Plastic makes up 12% of global waste according to The What a Waste Global Database published by the World Bank and within plastics waste, the UK is highlighted as having a high % share of plastic waste produced. Overall the UK ranks 14th in a global waste index according to Verisk Maplecroft, with residents generating 482kgs of household waste per year.

‘Since 1950, according to the consultants Verisk Maplecroft, humans have made 8.3bn tonnes of plastic, outpacing almost all other manufactured material, rising from 2m tonnes in 1950 to 322m tonnes in 2015. Half of all the plastic ever made has been produced in the past 15 years. International transportation of plastic waste took off in the early 1990s and by 2016 about half of all plastic waste intended for recycling (14.1m tonnes) was being exported by 123 countries, with China taking most of it (7.35m tonnes) from 43 different countries. By the year 2050, unless we change our habits, the plastic waste mountain will collectively weigh 12bn tonnes.’

‘According to researchers at the University of Georgia, only around 30% of all plastic ever produced is still in use. In an 2017 paper, Production, Use and Fate of all Plastics Ever Made, it was calculated that, of the plastic that has been disposed, 69% resides in landfill or contributes to rubbish littering the planet’s landscapes, 12% has been incinerated and just 9% has been recycled.’

‘UK government figures show that in 2016, 70% of UK packaging waste - 104m tonnes - was either recovered or recycled (exceeding an EU target of 60%)…The amount of plastic packaging collected by UK authorities has increased by 10% since 2013/14 to 550,000 tonnes in 2017….Yet putting recyclables in a kerbside box or supermarket collection point rather than a bin is one thing; stopping the contents from ultimately ending up in landfill, an incinerator or the ocean turns out to be a bit harder. The act of putting waste in a collection box also carries strong connotations of altruistic behaviour, of somehow doing right by the planet; yet the reality of how that waste is then dealt with is quite different. Simon Ellen, chief executive of the Recycling Association, describes what happens next as ‘survival of the fittest’: recycling mills are driven by price - the price they pay for used materials…and the price they receive for selling it back as packaging when it has been repurposed. Recycling is no different to any other commodity, its big business and wealthy business.’’
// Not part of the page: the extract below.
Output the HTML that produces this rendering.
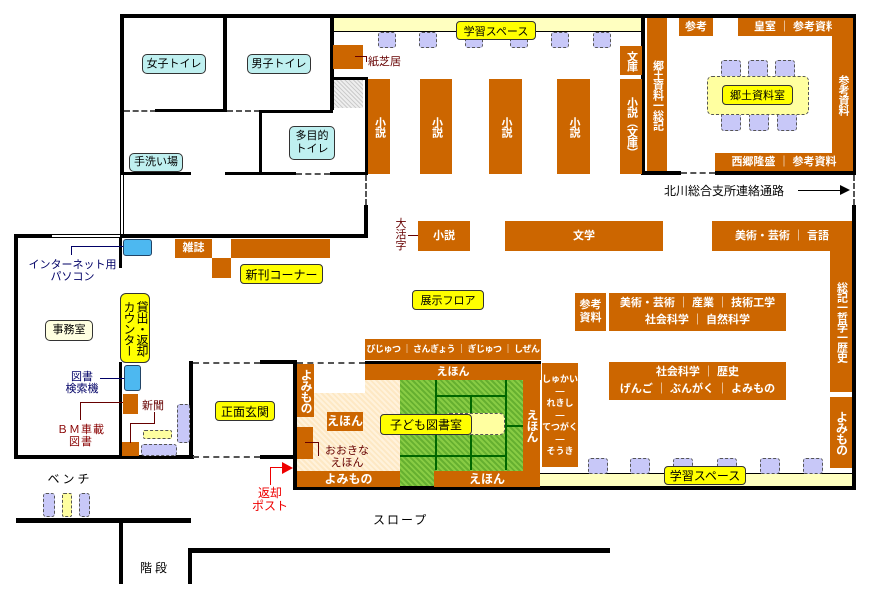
<!DOCTYPE html>
<html><head><meta charset="utf-8"><style>
*{margin:0;padding:0;box-sizing:border-box}
body{width:870px;height:600px;background:#fff;position:relative;overflow:hidden;font-family:"Liberation Sans","Noto Sans CJK JP",sans-serif}
div{position:absolute}
.w{background:#000}
.dh{border-top:2px dashed #555;height:0}
.dv{border-left:2px dashed #555;width:0}
.s{background:#cc6600;color:#fff;font-weight:bold;font-size:11px;display:flex;align-items:center;justify-content:center;text-align:center;line-height:13px}
.v{writing-mode:vertical-rl;text-orientation:upright;letter-spacing:-1px}
.y{background:#ffff00;border:1px solid #333;border-radius:4px;font-size:11px;display:flex;align-items:center;justify-content:center;color:#000}
.c{background:#bff0f0;border:1px solid #333;border-radius:5px;font-size:11px;display:flex;align-items:center;justify-content:center;text-align:center;line-height:13px}
.ch{background:#c8c8f8;border:1px dashed #555;border-radius:3px}
.t{font-size:11px;line-height:12px;text-align:center}
</style></head><body>
<div style="left:332px;top:18px;width:310px;height:14px;background:#ffffc0;border-bottom:1px solid #000"></div>
<div style="left:540px;top:473px;width:312px;height:14px;background:#ffffc0;border-top:1px solid #000"></div>
<div style="left:296px;top:364px;width:110px;height:124px;background:repeating-linear-gradient(45deg,#fde8c4 0 2px,#fff2dc 2px 4px)"></div>
<div style="left:313px;top:364px;width:52px;height:29px;background:#fff"></div>
<div style="left:400px;top:380px;width:123px;height:108px;background:repeating-linear-gradient(45deg,#66b030 0 2px,#88cc44 2px 4px)"></div>
<div style="left:435px;top:380px;width:2px;height:90px;background:#006600"></div>
<div style="left:470px;top:395px;width:2px;height:75px;background:#006600"></div>
<div style="left:505px;top:380px;width:2px;height:90px;background:#006600"></div>
<div style="left:435px;top:395px;width:70px;height:2px;background:#006600"></div>
<div style="left:400px;top:455px;width:105px;height:2px;background:#006600"></div>
<div style="left:505px;top:425px;width:18px;height:2px;background:#006600"></div>
<div style="left:445px;top:413px;width:60px;height:22px;background:#ffffa0;border:1px dashed #555;border-radius:5px"></div>

<div class="w" style="left:120px;top:14px;width:736px;height:4px"></div>
<div class="w" style="left:120px;top:14px;width:4px;height:161px"></div>
<div style="left:120px;top:175px;width:4px;height:62px;border-left:1px solid #000;border-right:1px solid #000"></div>
<div class="w" style="left:223px;top:14px;width:4px;height:97px"></div>
<div class="w" style="left:330px;top:14px;width:4px;height:96px"></div>
<div class="w" style="left:330px;top:77px;width:37px;height:3px"></div>
<div class="w" style="left:365px;top:77px;width:3px;height:97px"></div>
<div class="dh" style="left:124px;top:110px;width:32px"></div>
<div class="w" style="left:155px;top:109px;width:72px;height:3px"></div>
<div class="dh" style="left:227px;top:110px;width:33px"></div>
<div class="w" style="left:259px;top:110px;width:3px;height:64px"></div>
<div class="w" style="left:259px;top:110px;width:74px;height:3px"></div>
<div class="w" style="left:120px;top:172px;width:71px;height:3px"></div>
<div class="w" style="left:225px;top:172px;width:71px;height:3px"></div>
<div class="dh" style="left:296px;top:173px;width:34px"></div>
<div class="w" style="left:330px;top:172px;width:38px;height:3px"></div>
<div class="dv" style="left:365px;top:175px;height:30px"></div>
<div class="w" style="left:364px;top:205px;width:4px;height:33px"></div>
<div class="w" style="left:120px;top:234px;width:248px;height:4px"></div>
<div class="w" style="left:14px;top:234px;width:38px;height:4px"></div>
<div style="left:52px;top:234px;width:68px;height:4px;border-top:1px solid #000;border-bottom:1px solid #000"></div>
<div class="w" style="left:14px;top:234px;width:4px;height:225px"></div>
<div class="w" style="left:14px;top:455px;width:180px;height:4px"></div>
<div class="w" style="left:119px;top:238px;width:3px;height:30px"></div>
<div class="w" style="left:119px;top:362px;width:3px;height:95px"></div>
<div class="w" style="left:189px;top:361px;width:4px;height:98px"></div>
<div class="dh" style="left:193px;top:362px;width:67px"></div>
<div class="dh" style="left:193px;top:456px;width:67px"></div>
<div class="w" style="left:260px;top:360px;width:36px;height:4px"></div>
<div class="w" style="left:260px;top:455px;width:36px;height:4px"></div>
<div class="w" style="left:293px;top:360px;width:4px;height:130px"></div>
<div class="dh" style="left:297px;top:362px;width:68px"></div>
<div class="w" style="left:365px;top:361px;width:176px;height:3px"></div>
<div class="w" style="left:293px;top:486px;width:563px;height:4px"></div>
<div class="w" style="left:852px;top:14px;width:4px;height:161px"></div>
<div class="dv" style="left:853px;top:175px;height:30px"></div>
<div class="w" style="left:852px;top:205px;width:4px;height:285px"></div>
<div class="w" style="left:641px;top:14px;width:4px;height:161px"></div>
<div class="w" style="left:641px;top:171px;width:40px;height:4px"></div>
<div class="dh" style="left:681px;top:172px;width:34px"></div>
<div class="w" style="left:715px;top:171px;width:140px;height:4px"></div>
<div class="w" style="left:16px;top:518px;width:175px;height:5px"></div>
<div class="w" style="left:119px;top:518px;width:4px;height:66px"></div>
<div class="w" style="left:188px;top:548px;width:422px;height:5px"></div>
<div class="w" style="left:188px;top:548px;width:4px;height:36px"></div>

<div class="c" style="left:142px;top:54px;width:64px;height:20px">女子トイレ</div>
<div class="c" style="left:247px;top:54px;width:64px;height:20px">男子トイレ</div>
<div class="c" style="left:289px;top:126px;width:46px;height:34px">多目的<br>トイレ</div>
<div class="c" style="left:129px;top:153px;width:54px;height:19px">手洗い場</div>
<div class="s" style="left:333px;top:45px;width:30px;height:24px"></div>
<div style="left:355px;top:56px;width:12px;height:6px;border-top:1px solid #600;border-right:1px solid #600"></div>
<div class="t" style="left:368px;top:56px;color:#600">紙芝居</div>
<div style="left:334px;top:80px;width:29px;height:28px;background:repeating-linear-gradient(45deg,#ccc 0 1px,#eee 1px 3px)"></div>

<div class="ch" style="left:378px;top:32px;width:18px;height:16px"></div>
<div class="ch" style="left:419px;top:32px;width:18px;height:16px"></div>
<div class="ch" style="left:465px;top:32px;width:18px;height:16px"></div>
<div class="ch" style="left:510px;top:32px;width:18px;height:16px"></div>
<div class="ch" style="left:551px;top:32px;width:18px;height:16px"></div>
<div class="ch" style="left:593px;top:32px;width:18px;height:16px"></div>
<div class="y" style="left:456px;top:21px;width:80px;height:19px">学習スペース</div>

<div class="s v" style="left:368px;top:79px;width:22px;height:95px">小説</div>
<div class="s v" style="left:420px;top:79px;width:32px;height:95px">小説</div>
<div class="s v" style="left:489px;top:79px;width:33px;height:95px">小説</div>
<div class="s v" style="left:557px;top:79px;width:33px;height:95px">小説</div>
<div class="s v" style="left:620px;top:46px;width:22px;height:29px">文庫</div>
<div class="s v" style="left:620px;top:79px;width:22px;height:95px">小説（文庫）</div>

<div class="s v" style="left:647px;top:18px;width:20px;height:153px">郷土資料一総記</div>
<div class="s" style="left:679px;top:18px;width:34px;height:18px">参考</div>
<div class="s" style="left:738px;top:18px;width:115px;height:18px;white-space:nowrap">皇室 ｜ 参考資料</div>
<div class="s v" style="left:832px;top:18px;width:21px;height:153px">参考資料</div>
<div class="s" style="left:715px;top:153px;width:138px;height:18px">西郷隆盛 ｜ 参考資料</div>
<div class="ch" style="left:721px;top:60px;width:20px;height:18px"></div>
<div class="ch" style="left:748px;top:60px;width:20px;height:18px"></div>
<div class="ch" style="left:775px;top:60px;width:20px;height:18px"></div>
<div class="ch" style="left:721px;top:113px;width:20px;height:18px"></div>
<div class="ch" style="left:749px;top:113px;width:20px;height:18px"></div>
<div class="ch" style="left:777px;top:113px;width:20px;height:18px"></div>
<div style="left:707px;top:76px;width:102px;height:39px;background:#ffffa0;border:1px dashed #555;border-radius:5px"></div>
<div class="y" style="left:722px;top:85px;width:71px;height:20px">郷土資料室</div>

<div class="t" style="left:664px;top:184px;font-size:12px;line-height:14px">北川総合支所連絡通路</div>
<div style="left:798px;top:190px;width:42px;height:1px;background:#000"></div>
<div style="left:840px;top:185px;width:0;height:0;border-left:10px solid #000;border-top:5px solid transparent;border-bottom:5px solid transparent"></div>

<div class="t" style="left:395px;top:219px;width:12px;color:#600;font-size:11px;line-height:11px">大<br>活<br>字</div>
<div style="left:408px;top:235px;width:10px;height:1px;background:#600"></div>
<div class="s" style="left:418px;top:221px;width:52px;height:30px">小説</div>
<div class="s" style="left:505px;top:221px;width:158px;height:30px">文学</div>
<div class="s" style="left:712px;top:221px;width:140px;height:30px">美術・芸術 ｜ 言語</div>
<div class="s v" style="left:830px;top:251px;width:22px;height:141px">総記一哲学一歴史</div>
<div class="s v" style="left:830px;top:397px;width:22px;height:71px;font-size:12px">よみもの</div>

<div class="s" style="left:175px;top:239px;width:37px;height:19px">雑誌</div>
<div class="s" style="left:231px;top:239px;width:99px;height:19px"></div>
<div class="s" style="left:212px;top:258px;width:19px;height:20px"></div>
<div class="y" style="left:240px;top:264px;width:83px;height:20px;font-size:12px">新刊コーナー</div>
<div style="left:123px;top:239px;width:29px;height:17px;background:#4db8f0;border:1px solid #246;border-radius:3px"></div>
<div style="left:71px;top:246px;width:52px;height:9px;border-top:1px solid #006;border-left:1px solid #006"></div>
<div class="t" style="left:25px;top:259px;width:95px;color:#006">インターネット用<br>パソコン</div>

<div class="y" style="left:412px;top:290px;width:72px;height:20px">展示フロア</div>
<div class="s" style="left:575px;top:293px;width:31px;height:38px">参考<br>資料</div>
<div class="s" style="left:609px;top:293px;width:177px;height:38px;line-height:17px">美術・芸術 ｜ 産業 ｜ 技術工学<br>社会科学 ｜ 自然科学</div>
<div class="s" style="left:609px;top:362px;width:177px;height:38px;line-height:17px">社会科学 ｜ 歴史<br>げんご ｜ ぶんがく ｜ よみもの</div>

<div class="c" style="left:45px;top:320px;width:48px;height:21px;background:#ffffe0">事務室</div>
<div class="y v" style="left:120px;top:293px;width:30px;height:70px;border-radius:6px;font-size:12px;line-height:13px;letter-spacing:-1px">貸出・返却<br>カウンター</div>
<div style="left:124px;top:365px;width:17px;height:26px;background:#4db8f0;border:1px solid #246;border-radius:3px"></div>
<div style="left:100px;top:378px;width:24px;height:1px;background:#006"></div>
<div class="t" style="left:62px;top:371px;width:40px;color:#006">図書<br>検索機</div>
<div class="s" style="left:123px;top:394px;width:15px;height:20px"></div>
<div style="left:80px;top:402px;width:43px;height:18px;border-top:1px solid #600;border-left:1px solid #600"></div>
<div class="t" style="left:55px;top:424px;width:52px;color:#800;letter-spacing:1px">ＢＭ車載<br>図書</div>
<div class="s" style="left:122px;top:442px;width:17px;height:14px"></div>
<div style="left:130px;top:423px;width:25px;height:20px;border-top:1px solid #600;border-left:1px solid #600"></div>
<div style="left:154px;top:412px;width:1px;height:12px;background:#600"></div>
<div class="t" style="left:142px;top:400px;color:#600">新聞</div>
<div class="ch" style="left:177px;top:404px;width:13px;height:39px"></div>
<div style="left:143px;top:430px;width:29px;height:9px;background:#ffffa0;border:1px dashed #555;border-radius:2px"></div>
<div class="ch" style="left:141px;top:444px;width:36px;height:12px"></div>
<div class="y" style="left:215px;top:401px;width:60px;height:20px;font-size:12px">正面玄関</div>

<div class="s" style="left:365px;top:339px;width:176px;height:21px;font-size:9px;white-space:nowrap;letter-spacing:-0.5px">びじゅつ ｜ さんぎょう ｜ ぎじゅつ ｜ しぜん</div>
<div class="s" style="left:365px;top:364px;width:176px;height:16px">えほん</div>
<div class="s v" style="left:297px;top:364px;width:17px;height:53px;font-size:12px">よみもの</div>
<div class="s" style="left:327px;top:412px;width:36px;height:19px;font-size:12px">えほん</div>
<div class="s" style="left:297px;top:427px;width:16px;height:32px"></div>
<div style="left:305px;top:442px;width:14px;height:14px;border-top:1px solid #600;border-right:1px solid #600"></div>
<div class="t" style="left:322px;top:445px;width:50px;color:#600">おおきな<br>えほん</div>
<div class="s" style="left:297px;top:471px;width:103px;height:16px;font-size:12px">よみもの</div>
<div class="s" style="left:434px;top:471px;width:106px;height:16px;font-size:12px">えほん</div>
<div class="s v" style="left:523px;top:380px;width:17px;height:91px;font-size:12px">えほん</div>
<div class="y" style="left:380px;top:414px;width:92px;height:21px;font-size:12px">子ども図書室</div>
<div class="s" style="left:542px;top:363px;width:36px;height:104px;font-size:9px;line-height:12px">しゅかい<br>—<br>れきし<br>—<br>てつがく<br>—<br>そうき</div>

<div class="ch" style="left:588px;top:458px;width:20px;height:16px"></div>
<div class="ch" style="left:630px;top:458px;width:20px;height:16px"></div>
<div class="ch" style="left:673px;top:458px;width:20px;height:16px"></div>
<div class="ch" style="left:717px;top:458px;width:20px;height:16px"></div>
<div class="ch" style="left:760px;top:458px;width:20px;height:16px"></div>
<div class="ch" style="left:803px;top:458px;width:20px;height:16px"></div>
<div class="y" style="left:664px;top:466px;width:82px;height:19px;font-size:12px">学習スペース</div>

<div style="left:270px;top:467px;width:1px;height:18px;background:#e00"></div>
<div style="left:270px;top:467px;width:12px;height:1px;background:#e00"></div>
<div style="left:282px;top:462px;width:0;height:0;border-left:11px solid #e00;border-top:6px solid transparent;border-bottom:6px solid transparent"></div>
<div class="t" style="left:247px;top:487px;width:46px;color:#e00;font-size:12px;line-height:13px">返却<br>ポスト</div>

<div class="t" style="left:45px;top:473px;width:50px;font-size:12px;letter-spacing:3px">ベンチ</div>
<div class="ch" style="left:43px;top:493px;width:12px;height:24px"></div>
<div style="left:62px;top:493px;width:10px;height:24px;background:#ffffa0;border:1px dashed #555;border-radius:2px"></div>
<div class="ch" style="left:79px;top:493px;width:11px;height:24px"></div>
<div class="t" style="left:373px;top:514px;font-size:12px;letter-spacing:2px">スロープ</div>
<div class="t" style="left:140px;top:562px;font-size:12px;letter-spacing:3px">階段</div>
</body></html>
‘When it comes to recycling, plastic is the most problematic because of the wide variety of uses, additives and blends. None of the commonly-used plastics are biodegradable. 90% of exports for recycling comprise polymer groups often used in single use plastic food packaging and plastic packaging for food, beverages and tobacco is often used only once and contributes to 61% of global beach litter.’

With China and other Asian countries starting to refuse the UKs waste ‘the UK faces some uncomfortable choices in the short term. Peter Sainsbury, chief economist at WRAP, points to plans for the UK to increase recycling capacity to process an additional 250,000 tonnes of plastic waste. Ellin suspects this is ambitious. ‘We will have no extra capacity for 5, possibly 10 years,’ he says. ‘There is no capacity to recycle more in the UK, there’s no capacity to incinerate more than we do already. We should export less but that’s not going to happen unless government gets into action. We’ve got to get our own house in order.' …. Whatever route the UK decides to take, the latest data from the World Bank suggests that more roadside collections of yoghurt pots and film are not going to cut it. Humans, as Dr Roland Geyer, an industrial ecologist, has said, ‘are conducting a singular uncontrolled experiment on a global scale, in which billions of metric tons of material will accumulate across all major terrestrial and aquatic ecosystems on the planet.’ In 2010, the people of planet Earth produced 1.3bn tonnes of municipal solid waste a year; we are now well on the way to topping 2.3bn tonnes a year by 2025. According to the consulting firm Verisk Maplecroft, that is enough to fill 822,000 Olympic-sized swimming pools. Only 16% of that waste is recycled while 46% (950m tonnes) is disposed of unsustainably.’

‘According to UNEP, 111m tonnes of plastic waste will be displaced by 2030 because of China’s new policy…It would be useful, says Bruce Gunn, a director at the Sustainable Development and Climate Change Department of the Asian Development Bank, were governments and individuals to strive to reduce the amount of waste produced in the first place.’The amount of waste being produced is going to grow, so there is an individual responsibility and we need to grow awareness of that.’’

‘As the world struggles to come up with ways to deal with plastic at the end of its generally single use, the disadvantages have become evident. In 2019, the British recycling charity, the Waste and Resources Action Programme (WRAP), published a report titled Plastics Market Situation which referred to the ‘stark challenges’ that lay ahead. It called for new reprocessing infrastructure to respond both to the loss of overseas recycling options and increased domestic demand as UK businesses reacted to calls from consumers for more sustainable packaging.’

‘In the UK, WRAP has helped establish the UK Plastics Pact, which aims to create both a circular economy for plastics and to reduce plastic use in the first place [and] at the heart of the UK’s approach is what the Department for the Environment, Fisheries and Rural Affairs (DEFRA) refers to as a ‘waste hierarchy’: prevent waste in the first place; if this is not possible, try and re-use it; failing that, recycle; after that ‘other recover’ methods should be used such as incineration; only if all these options have been exhausted should the item be put into landfill.’

‘‘If we can reduce the packaging we use and recycle more of that then that solves a lot of the issues people are worried about,’ says Sainsbury. … Complacency has proved to be a formidable enemy, suggests Gunn…This isn’t something that can be done in a year, it can’t just be this years topic of interest and then the world moves on to another issue. Action has to be sustained over decades.’